(Dataset rows)
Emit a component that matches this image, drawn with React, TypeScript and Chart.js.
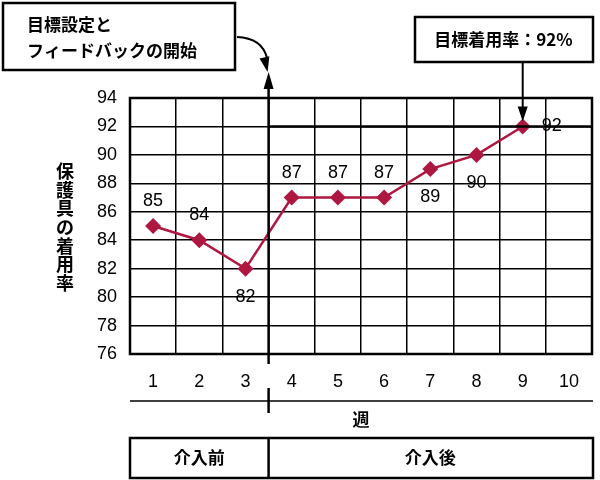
import React, { useEffect, useRef } from 'react';
import { Chart, registerables } from 'chart.js';

Chart.register(...registerables);

const weeks = ['1', '2', '3', '4', '5', '6', '7', '8', '9', '10'];
const usageRate = [85, 84, 82, 87, 87, 87, 89, 90, 92, null];
const yMin = 76;
const yMax = 94;
const yStep = 2;
const targetRate = 92;
const interventionStart = 3; // 介入は3週と4週の間
const phases = ['介入前', '介入後'];
const yTitle = '保護具の着用率';
const xTitle = '週';
const startNote = ['目標設定と', 'フィードバックの開始'];
const targetNote = '目標着用率：92%';

const JP = '"Noto Sans CJK JP", "Noto Sans", sans-serif';
const NUM = '"Liberation Sans", Arial, sans-serif';
const RED = '#AE173F';

function arrowHead(ctx: CanvasRenderingContext2D, x: number, y: number, angle: number, len: number, half: number) {
    ctx.save();
    ctx.translate(x, y);
    ctx.rotate(angle);
    ctx.beginPath();
    ctx.moveTo(0, 0);
    ctx.lineTo(-len, -half);
    ctx.lineTo(-len, half);
    ctx.closePath();
    ctx.fill();
    ctx.restore();
}

const decorations = {
    id: 'decorations',
    afterDraw(chart: any) {
        const { ctx, chartArea: a, scales } = chart;
        const x = scales.x;
        const y = scales.y;
        const divX = (x.getPixelForValue(interventionStart - 1) + x.getPixelForValue(interventionStart)) / 2;
        ctx.save();
        ctx.strokeStyle = '#000';
        ctx.fillStyle = '#000';

        // 枠
        ctx.lineWidth = 2.5;
        ctx.strokeRect(a.left, a.top, a.right - a.left, a.bottom - a.top);

        // 目標線
        const ty = y.getPixelForValue(targetRate);
        ctx.beginPath();
        ctx.moveTo(divX, ty);
        ctx.lineTo(a.right, ty);
        ctx.stroke();

        // 介入区切り線
        ctx.beginPath();
        ctx.moveTo(divX, 88);
        ctx.lineTo(divX, a.bottom + 10);
        ctx.stroke();
        arrowHead(ctx, divX, 72, -Math.PI / 2, 17, 5);

        // 左上の注記
        ctx.lineWidth = 2.5;
        ctx.strokeRect(3, 3, 232, 67);
        ctx.font = `bold 17px ${JP}`;
        ctx.textAlign = 'left';
        ctx.textBaseline = 'middle';
        startNote.forEach((t, i) => ctx.fillText(t, 27, 25 + i * 26));

        // 曲がった矢印
        ctx.lineWidth = 2;
        ctx.beginPath();
        ctx.moveTo(237, 37);
        ctx.quadraticCurveTo(262, 38, 267, 58);
        ctx.stroke();
        arrowHead(ctx, divX - 1, 72, Math.atan2(14, 3), 15, 5);

        // 右上の注記
        const px = x.getPixelForValue(8);
        const py = y.getPixelForValue(usageRate[8] as number);
        ctx.lineWidth = 2.5;
        ctx.strokeRect(415, 17, a.right + 1 - 415, 45);
        ctx.textAlign = 'center';
        ctx.fillText(targetNote, (415 + a.right) / 2, 40);
        ctx.lineWidth = 2;
        ctx.beginPath();
        ctx.moveTo(px, 62);
        ctx.lineTo(px, py - 14);
        ctx.stroke();
        arrowHead(ctx, px, py - 5, Math.PI / 2, 15, 5);

        // Y軸タイトル（縦書き）
        ctx.font = `bold 18px ${JP}`;
        Array.from(yTitle).forEach((c, i) => ctx.fillText(c, 65, 171 + i * 18.7));

        // 下部の軸線と週
        ctx.lineWidth = 1.5;
        ctx.beginPath();
        ctx.moveTo(a.left, 401);
        ctx.lineTo(a.right + 1, 401);
        ctx.stroke();
        ctx.lineWidth = 2.5;
        ctx.beginPath();
        ctx.moveTo(divX, 388);
        ctx.lineTo(divX, 413);
        ctx.stroke();
        ctx.font = `bold 17px ${JP}`;
        ctx.fillText(xTitle, (a.left + a.right) / 2, 420);

        // 介入前／後の枠
        ctx.strokeRect(a.left, 438, a.right + 1 - a.left, 40);
        ctx.beginPath();
        ctx.moveTo(divX, 438);
        ctx.lineTo(divX, 478);
        ctx.stroke();
        ctx.fillText(phases[0], (a.left + divX) / 2, 458);
        ctx.fillText(phases[1], (divX + a.right) / 2, 458);

        // データラベル
        const meta = chart.getDatasetMeta(0);
        ctx.font = `18px ${NUM}`;
        const side = ['up', 'up', 'down', 'up', 'up', 'up', 'down', 'down', 'right'];
        meta.data.forEach((pt: any, i: number) => {
            const v = usageRate[i];
            if (v == null) return;
            let lx = pt.x;
            let ly = pt.y;
            if (side[i] === 'up') ly -= 25;
            else if (side[i] === 'down') ly += 28;
            else lx += 29;
            ctx.fillText(String(v), lx, ly);
        });
        ctx.restore();
    },
};

const App: React.FC = () => {
    const canvasRef = useRef<HTMLCanvasElement | null>(null);

    useEffect(() => {
        if (!canvasRef.current) return;
        const chart = new Chart(canvasRef.current, {
            type: 'line',
            data: {
                labels: weeks,
                datasets: [{
                    data: usageRate,
                    borderColor: RED,
                    backgroundColor: RED,
                    borderWidth: 2.5,
                    pointStyle: 'rectRot',
                    pointRadius: 8,
                    pointBackgroundColor: RED,
                    pointBorderColor: RED,
                    pointBorderWidth: 0,
                    tension: 0,
                }],
            },
            options: {
                responsive: false,
                animation: false,
                layout: { padding: { top: 98, right: 4, left: 0, bottom: 0 } },
                plugins: {
                    legend: { display: false },
                    tooltip: { enabled: false },
                },
                scales: {
                    x: {
                        type: 'category',
                        offset: true,
                        grid: { color: '#000', lineWidth: 1.5, drawTicks: false, offset: true },
                        border: { display: false },
                        ticks: { color: '#000', font: { size: 18, family: NUM }, padding: 17 },
                        afterFit: (s: any) => { s.height = 126; },
                    },
                    y: {
                        min: yMin,
                        max: yMax,
                        grid: { color: '#000', lineWidth: 1.5, drawTicks: false },
                        border: { display: false },
                        ticks: { stepSize: yStep, color: '#000', font: { size: 18, family: NUM }, padding: 13 },
                        afterFit: (s: any) => { s.width = 130; },
                    },
                },
            },
            plugins: [decorations],
        });
        return () => chart.destroy();
    }, []);

    return (
        <div style={{ position: 'fixed', left: 0, top: 0, width: 600, height: 480, background: '#fff' }}>
            <canvas ref={canvasRef} width={600} height={480}></canvas>
        </div>
    );
};

export default App;
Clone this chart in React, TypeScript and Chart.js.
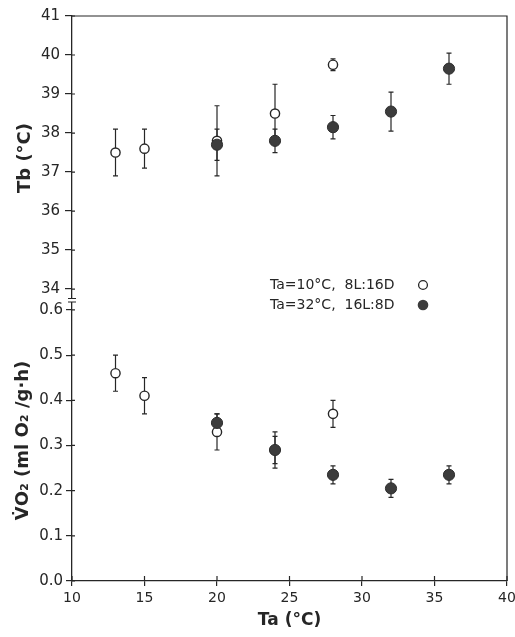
import React, { useEffect, useRef } from "react";
import { Chart, registerables } from "chart.js";

Chart.register(...registerables);

// ---- data ----
const TA_OPEN = [13, 15, 20, 24, 28];
const TA_FILLED = [20, 24, 28, 32, 36];

const TB_OPEN = [37.5, 37.6, 37.8, 38.5, 39.75];
const TB_OPEN_ERR = [0.6, 0.5, 0.9, 0.75, 0.15];
const TB_FILLED = [37.7, 37.8, 38.15, 38.55, 39.65];
const TB_FILLED_ERR = [0.4, 0.3, 0.3, 0.5, 0.4];

const VO2_OPEN = [0.46, 0.41, 0.33, 0.29, 0.37];
const VO2_OPEN_ERR = [0.04, 0.04, 0.04, 0.04, 0.03];
const VO2_FILLED = [0.35, 0.29, 0.235, 0.205, 0.235];
const VO2_FILLED_ERR = [0.02, 0.03, 0.02, 0.02, 0.02];

const X_TICKS = [10, 15, 20, 25, 30, 35, 40];
const TB_TICKS = [34, 35, 36, 37, 38, 39, 40, 41];
const VO2_TICKS = [0, 0.1, 0.2, 0.3, 0.4, 0.5, 0.6];

const LEGEND_OPEN = "Ta=10°C,  8L:16D";
const LEGEND_FILLED = "Ta=32°C,  16L:8D";
const X_TITLE = "Ta (°C)";
const TB_TITLE = "Tb (°C)";
const VO2_TITLE = "V̇O₂ (ml O₂ /g·h)";

const INK = "#262626";
const FILL = "#3c3c3c";
const FONT = "'DejaVu Sans', 'Liberation Sans', Arial, sans-serif";

const pts = (xs: number[], ys: number[]) => xs.map((x, i) => ({ x, y: ys[i] }));

const openStyle = {
  pointStyle: "circle",
  pointRadius: 4.6,
  pointBackgroundColor: "#ffffff",
  pointBorderColor: INK,
  pointBorderWidth: 1.4,
  showLine: false,
  order: 1,
};
const filledStyle = {
  pointStyle: "circle",
  pointRadius: 5.6,
  pointBackgroundColor: FILL,
  pointBorderColor: "#2e2e2e",
  pointBorderWidth: 1,
  showLine: false,
  order: 0,
};

const errorBarPlugin = {
  id: "errorBars",
  beforeDatasetsDraw(chart: any) {
    const ctx = chart.ctx;
    const xs = chart.scales.x;
    ctx.save();
    ctx.strokeStyle = INK;
    ctx.lineWidth = 1.2;
    chart.data.datasets.forEach((ds: any) => {
      const ys = chart.scales[ds.yAxisID];
      (ds.data as any[]).forEach((p, j) => {
        const e = ds.errors[j];
        const px = xs.getPixelForValue(p.x);
        const top = ys.getPixelForValue(p.y + e);
        const bot = ys.getPixelForValue(p.y - e);
        ctx.beginPath();
        ctx.moveTo(px, top);
        ctx.lineTo(px, bot);
        ctx.moveTo(px - 2.5, top);
        ctx.lineTo(px + 2.5, top);
        ctx.moveTo(px - 2.5, bot);
        ctx.lineTo(px + 2.5, bot);
        ctx.stroke();
      });
    });
    ctx.restore();
  },
};

const framePlugin = {
  id: "frame",
  afterDraw(chart: any) {
    const ctx = chart.ctx;
    const { left, right, top, bottom } = chart.chartArea;
    ctx.save();
    ctx.strokeStyle = INK;
    ctx.lineWidth = 1.2;
    // top and right frame lines
    ctx.beginPath();
    ctx.moveTo(left, top);
    ctx.lineTo(right, top);
    ctx.lineTo(right, bottom);
    ctx.stroke();
    // inward ticks
    ctx.beginPath();
    const xs = chart.scales.x;
    X_TICKS.forEach((v) => {
      const px = xs.getPixelForValue(v);
      ctx.moveTo(px, bottom);
      ctx.lineTo(px, bottom - 5);
    });
    const yTb = chart.scales.yTb;
    TB_TICKS.forEach((v) => {
      const py = yTb.getPixelForValue(v);
      ctx.moveTo(left, py);
      ctx.lineTo(left + 3, py);
    });
    const yVo = chart.scales.yVo;
    VO2_TICKS.forEach((v) => {
      const py = yVo.getPixelForValue(v);
      ctx.moveTo(left, py);
      ctx.lineTo(left + 3, py);
    });
    ctx.stroke();
    // axis break marks
    const brk = yTb.bottom;
    ctx.fillStyle = "#ffffff";
    ctx.fillRect(left - 2, brk - 1, 4, 3);
    ctx.beginPath();
    ctx.moveTo(left - 4, brk - 1.5);
    ctx.lineTo(left + 4, brk - 1.5);
    ctx.moveTo(left - 4, brk + 2);
    ctx.lineTo(left + 4, brk + 2);
    ctx.stroke();
    // legend
    ctx.fillStyle = INK;
    ctx.font = `14px ${FONT}`;
    ctx.textBaseline = "middle";
    ctx.textAlign = "left";
    ctx.fillText(LEGEND_OPEN, 270, 285);
    ctx.fillText(LEGEND_FILLED, 270, 305);
    ctx.beginPath();
    ctx.arc(423, 285, 4.4, 0, Math.PI * 2);
    ctx.fillStyle = "#ffffff";
    ctx.fill();
    ctx.lineWidth = 1.3;
    ctx.stroke();
    ctx.beginPath();
    ctx.arc(423, 305, 5.3, 0, Math.PI * 2);
    ctx.fillStyle = FILL;
    ctx.fill();
    ctx.restore();
  },
};

export default function App() {
  const ref = useRef<HTMLCanvasElement | null>(null);

  useEffect(() => {
    if (!ref.current) return;
    const tickFont = { family: FONT, size: 15 };
    const titleFont = { family: FONT, size: 18, weight: "bold" as const };
    const chart = new Chart(ref.current, {
      type: "scatter",
      data: {
        datasets: [
          { label: "Tb open", data: pts(TA_OPEN, TB_OPEN), errors: TB_OPEN_ERR, yAxisID: "yTb", ...openStyle } as any,
          { label: "Tb filled", data: pts(TA_FILLED, TB_FILLED), errors: TB_FILLED_ERR, yAxisID: "yTb", ...filledStyle } as any,
          { label: "VO2 open", data: pts(TA_OPEN, VO2_OPEN), errors: VO2_OPEN_ERR, yAxisID: "yVo", ...openStyle } as any,
          { label: "VO2 filled", data: pts(TA_FILLED, VO2_FILLED), errors: VO2_FILLED_ERR, yAxisID: "yVo", ...filledStyle } as any,
        ],
      },
      options: {
        animation: false,
        responsive: false,
        events: [],
        layout: { padding: { top: 16, right: 8, left: 0, bottom: 0 } },
        plugins: {
          legend: { display: false },
          tooltip: { enabled: false },
        },
        scales: {
          x: {
            type: "linear",
            min: 10,
            max: 40,
            afterBuildTicks: (s: any) => {
              s.ticks = X_TICKS.map((value) => ({ value }));
            },
            afterFit: (s: any) => {
              s.height = 56;
              s.paddingLeft = 0;
              s.paddingRight = 0;
            },
            ticks: { font: { family: FONT, size: 14 }, color: INK, padding: 4, maxRotation: 0 },
            grid: { drawOnChartArea: false, drawTicks: true, tickLength: 5, color: INK, lineWidth: 1.2 },
            border: { display: true, color: INK, width: 1.3 },
            title: { display: true, text: X_TITLE, font: { family: FONT, size: 17, weight: "bold" }, color: INK, padding: { top: 0, bottom: 6 } },
          },
          yVo: {
            type: "linear",
            position: "left",
            stack: "panels",
            stackWeight: 281,
            min: 0,
            max: 0.622,
            afterBuildTicks: (s: any) => {
              s.ticks = VO2_TICKS.map((value) => ({ value }));
            },
            afterFit: (s: any) => {
              s.width = 72;
              s.paddingTop = 0;
              s.paddingBottom = 0;
            },
            ticks: { font: tickFont, color: INK, padding: 3, callback: (v: any) => Number(v).toFixed(1) },
            grid: { drawOnChartArea: false, drawTicks: true, tickLength: 6, color: INK, lineWidth: 1.2 },
            border: { display: true, color: INK, width: 1.3 },
            title: { display: true, text: VO2_TITLE, font: titleFont, color: INK, padding: { top: 13, bottom: 0 } },
          },
          yTb: {
            type: "linear",
            position: "left",
            stack: "panels",
            stackWeight: 284,
            min: 33.72,
            max: 41,
            afterBuildTicks: (s: any) => {
              s.ticks = TB_TICKS.map((value) => ({ value }));
            },
            afterFit: (s: any) => {
              s.width = 72;
              s.paddingTop = 0;
              s.paddingBottom = 0;
            },
            ticks: { font: tickFont, color: INK, padding: 5, callback: (v: any) => String(Math.round(Number(v))) },
            grid: { drawOnChartArea: false, drawTicks: true, tickLength: 7, color: INK, lineWidth: 1.2 },
            border: { display: true, color: INK, width: 1.3 },
            title: { display: true, text: TB_TITLE, font: titleFont, color: INK, padding: { top: 15, bottom: 0 } },
          },
        } as any,
      },
      plugins: [errorBarPlugin, framePlugin],
    });
    return () => chart.destroy();
  }, []);

  return (
    <div style={{ position: "fixed", left: 0, top: 0, width: 515, height: 637, background: "#ffffff" }}>
      <canvas ref={ref} width={515} height={637} style={{ display: "block" }} />
    </div>
  );
}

TASK TO CARRY OUT: Keep to the lines above from the line with "Clone this chart" to the line with "const TA_FILLED = [20, 24, 28, 32, 36];", and set down exactly those, inclusive, with nothing else and every picture left out.

RESPONSE BELOW:
Clone this chart in React, TypeScript and Chart.js.
import React, { useEffect, useRef } from "react";
import { Chart, registerables } from "chart.js";

Chart.register(...registerables);

// ---- data ----
const TA_OPEN = [13, 15, 20, 24, 28];
const TA_FILLED = [20, 24, 28, 32, 36];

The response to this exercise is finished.